Недавно в эмигрантском журнале „Синтаксис” попались мне строки из статьи видного ленинградского литературоведа профессора Ефима Эткинда. Анализируя многочисленные советские табу, живущий ныне на Западе Эткинд пишет: „Герои советских романов — особенно в 30-е — 50-е годы — не спали со своими возлюбленными, не отправляли физических нужд, почти не ели, не болели, а если появлялись дети, то как бы падали с неба”[6]
. Сказано — точнее нельзя. Но дело в том, что запреты не сняты и по сей день. Попытка автора даже в самой скромной форме говорить о сексуальных чувствах своих героев встречает отпор армии редакторов, цензоров, критиков. Не реже, чем раз в полгода, „Литературная газета” производит публичную порку непослушных авторов, вопреки запрету выводящих сексуальные коллизии на страницы своих книг. Один из недавно битых таким образом вполне законопослушный советский литератор Леонид Бежин в романе „Метро Тургеневская” позволил своей героине слишком разгорячиться: „Я не понимал ее движений, — пишет автор, — и тогда Сусанна сама расстегнула пуговицу кофты, вся горячая и дрожащая. Я старался ее успокоить, как бы отстраняя то, что она задумала, но Сусанна ко мне прижалась, и мы оба упали на дождевик…” Эти строки привели критика „Литературной газеты” в негодование: „На дождевик? Среди ясного дня? Что же это, записи сластолюбивого старца?”[7]Открыто говорить о том, что государственная цензура целеустремленно душит всякое живое слово о любви, советские писатели никогда не решались. Вероятно, единственная книга, в которой автор крайне осторожно коснулся „пренебрежения к любовному чувству” в советском искусстве и литературе, была книга Юрия Рюрикова „Три влечения”. Конечно, автор не посмел, да и не мог назвать подлинных гонителей. Ему пришлось взвалить вину на неких безымянных писателей и критиков, для которых „жизнь тела была… чем-то низшим кошачьим, какой-то уступкой человека животному миру”. И, тем не менее, говоря о тридцатых, сороковых и пятидесятых годах, Рюриков произнес максимум разрешенной правды: „Все реже стала попадаться в книгах настоящая, полнокровная любовь живых людей. Все чаще ее заменяет дистиллированный отвар, настоянный на вздохах и парениях духа, диетическая манная каша, очищенная от всякой чувственности… Люди, о которых Ильф и Петров говорили, что „поцелуйный звук для них страшнее разрыва снаряда”, старались тогда отлучить плотскую любовь от нравственности и разлучить с ней человека. Кое в чем это удавалось им, и не только в литературе. Из живописи и скульптуры на два десятилетия исчезло обнаженное тело — одна из самых светлых ценностей, данных человеку природой, один из высших видов красоты, заложенной в человеке”[8]

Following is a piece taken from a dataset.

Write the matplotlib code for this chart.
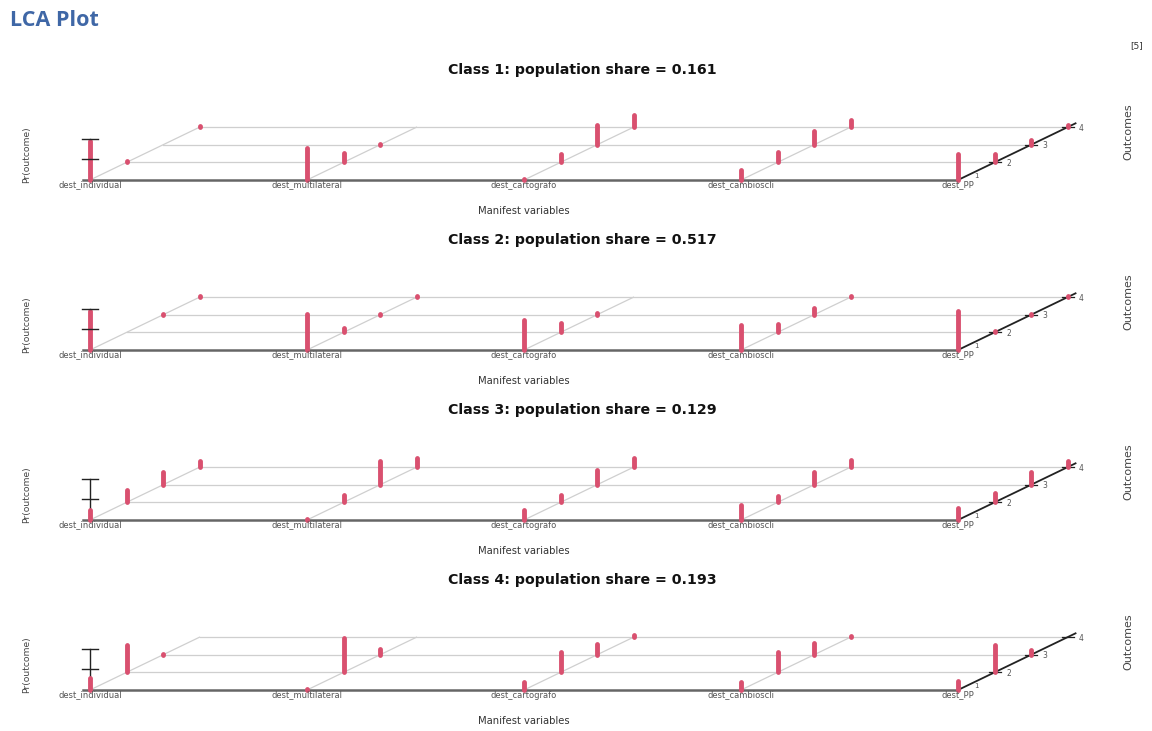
import matplotlib
matplotlib.use("Agg")
import matplotlib.pyplot as plt

# ---------------- data ----------------
variables = ["dest_individual", "dest_multilateral", "dest_cartografo",
             "dest_cambioscli", "dest_PP"]
outcomes = ["1", "2", "3", "4"]
class_names = ["Class 1", "Class 2", "Class 3", "Class 4"]
class_shares = [0.161, 0.517, 0.129, 0.193]

# probabilities: rows = manifest variables, cols = outcomes 1..4
class1_probs = [[0.95, 0.03, 0.00, 0.02],
                [0.76, 0.22, 0.02, 0.00],
                [0.02, 0.20, 0.48, 0.30],
                [0.24, 0.26, 0.33, 0.17],
                [0.62, 0.20, 0.12, 0.06]]
class2_probs = [[0.94, 0.02, 0.02, 0.02],
                [0.86, 0.10, 0.02, 0.02],
                [0.72, 0.22, 0.04, 0.00],
                [0.60, 0.20, 0.16, 0.04],
                [0.93, 0.03, 0.02, 0.02]]
class3_probs = [[0.24, 0.30, 0.32, 0.14],
                [0.03, 0.18, 0.58, 0.21],
                [0.25, 0.18, 0.35, 0.22],
                [0.37, 0.15, 0.30, 0.18],
                [0.30, 0.23, 0.31, 0.16]]
class4_probs = [[0.30, 0.67, 0.03, 0.00],
                [0.03, 0.83, 0.14, 0.00],
                [0.20, 0.50, 0.25, 0.05],
                [0.20, 0.48, 0.28, 0.04],
                [0.22, 0.66, 0.12, 0.00]]
all_probs = [class1_probs, class2_probs, class3_probs, class4_probs]
z_ticks = [0.5, 1.0]

# ---------------- style / geometry (pixels) ----------------
W, H = 1152, 731
UX = 217.0      # px between manifest variables
UZ = 41.5       # px for probability 1
DX, DY = 36.5, 17.6   # px shift per outcome step (depth)
X0 = 90.0       # px of first variable
BASE0, BSTEP = 180.0, 170.0
RED = "#d9506f"
GRID = "#cfcfcf"

def proj(i, k, p=0.0):
    return i * UX + k * DX, k * DY + p * UZ

fig = plt.figure(figsize=(W / 100, H / 100), dpi=100)
fig.patch.set_facecolor("white")

fig.text(10 / W, 1 - 20 / H, "LCA Plot", fontsize=15.5, fontweight="bold",
         color="#3f67a6", family="Open Sans", ha="left", va="center")
fig.text(1137 / W, 1 - 46 / H, "[5]", fontsize=6.5, color="#333333",
         ha="center", va="center")

nv = len(variables)
no = len(outcomes)
for j, probs in enumerate(all_probs):
    base = BASE0 + BSTEP * j
    top_px, bot_px = base - 125, base + 45
    ax = fig.add_axes([0, 1 - bot_px / H, 1, (bot_px - top_px) / H])
    ax.set_xlim(-X0, W - X0)
    ax.set_ylim(-45, 125)
    ax.axis("off")

    # back grid lines (outcomes 2..4)
    for k in range(1, no):
        xa, ya = proj(0, k)
        xb, yb = proj(nv - 1, k)
        ax.plot([xa, xb], [ya, yb], color=GRID, lw=0.9, zorder=1)
    # front base line
    xa, ya = proj(0, 0)
    xb, yb = proj(nv - 1, 0)
    ax.plot([xa - 7, xb], [ya, yb], color="#666666", lw=1.8, zorder=2)
    # oblique depth lines
    for i in range(nv - 1):
        xa, ya = proj(i, 0)
        xb, yb = proj(i, no - 1)
        ax.plot([xa, xb], [ya, yb], color=GRID, lw=0.9, zorder=1)
    # right outcome axis
    xa, ya = proj(nv - 1, 0)
    xb, yb = proj(nv - 1, no - 1 + 0.22)
    ax.plot([xa, xb], [ya, yb], color="#222222", lw=1.3, zorder=2)
    for k in range(no):
        xt, yt = proj(nv - 1, k)
        if k > 0:
            ax.plot([xt - 6, xt + 6], [yt, yt], color="#222222", lw=0.9, zorder=2)
            ax.text(xt + 14, yt - 1, outcomes[k], fontsize=5.5, color="#555555",
                    ha="center", va="center")
        else:
            ax.text(xt + 18, yt + 4, outcomes[k], fontsize=5, color="#555555",
                    ha="center", va="center")
    ax.text(1128 - X0, 48, "Outcomes", fontsize=8, color="#444444",
            rotation=90, ha="center", va="center")

    # left probability axis
    xz, _ = proj(0, 0)
    ax.plot([xz, xz], [0, UZ * max(z_ticks)], color="#222222", lw=1.0, zorder=2)
    for t in z_ticks:
        ax.plot([xz - 8, xz + 8], [t * UZ, t * UZ], color="#222222", lw=1.0, zorder=4)
    ax.text(27 - X0, 25, "Pr(outcome)", fontsize=6.6, color="#444444",
            rotation=90, ha="center", va="center")

    # probability bars
    for i in range(nv):
        for k in range(no):
            p = probs[i][k]
            if p < 0.005:
                continue
            x, y0 = proj(i, k)
            ax.plot([x, x], [y0, y0 + p * UZ], color=RED, lw=3.5,
                    solid_capstyle="round", zorder=3)

    # labels
    for i, name in enumerate(variables):
        x, _ = proj(i, 0)
        ax.text(x, -5, name, fontsize=6, color="#555555", ha="center", va="center")
    ax.text(proj(2, 0)[0], -31, "Manifest variables", fontsize=7.2,
            color="#333333", ha="center", va="center")
    ax.text(582 - X0, 110,
            f"{class_names[j]}: population share = {class_shares[j]:.3f}",
            fontsize=10.2, fontweight="bold", family="DejaVu Sans",
            color="#111111", ha="center", va="center")

fig.savefig("out.png", dpi=100, facecolor="white")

.Мы, современники событий, хорошо знали, что именно имел в виду Юрий Рюриков. В 1962 году глава советского государства Никита Хрущев явился на выставку художников в Московском Манеже и учинил мастерам кисти свирепый разнос за то, что на одной из картин оказалась — подумать только! — голая женщина. Картина „Обнаженная” принадлежала кисти талантливого художника старшего поколения Фалька. Но Хрущев не слыхал никогда фамилию художника и не подозревал о существовании в искусстве того, что известно под именем „ню”. Он кричал, чтобы немедленно убрали „эту голую Вальку”. Он бранился и угрожал тем художникам, которые, забыв стыд, пишут, что им приходит в голову. Такой позор и разврат недопустим в советском обществе.
Хотя Хрущев сошел с политической сцены очень скоро после выставки в Манеже (но не в результате своего страстного обличения!), его установки в изобразительном искусстве не были отвергнуты. Предубеждение против нагого тела на картинах осталось. Полотна многих других художников по той же причине были объявлены неприличными. В частности, серьезные неприятности выпали на долю крупного живописца Пластова. Этот вполне официозный художник представил в Государственную Третьяковскую картинную галерею холст, на котором молодая мать, выбежав нагишом из деревенской бревенчатой баньки, торопливо одевает своего только что искупавшегося ребенка. Картина милая, естественная, отнюдь не разжигающая страстей, но руководство Третьяковки отвергло ее из-за непристойности сюжета. Только после многолетней борьбы картина Пластова заняла свое место на стенах государственной галереи.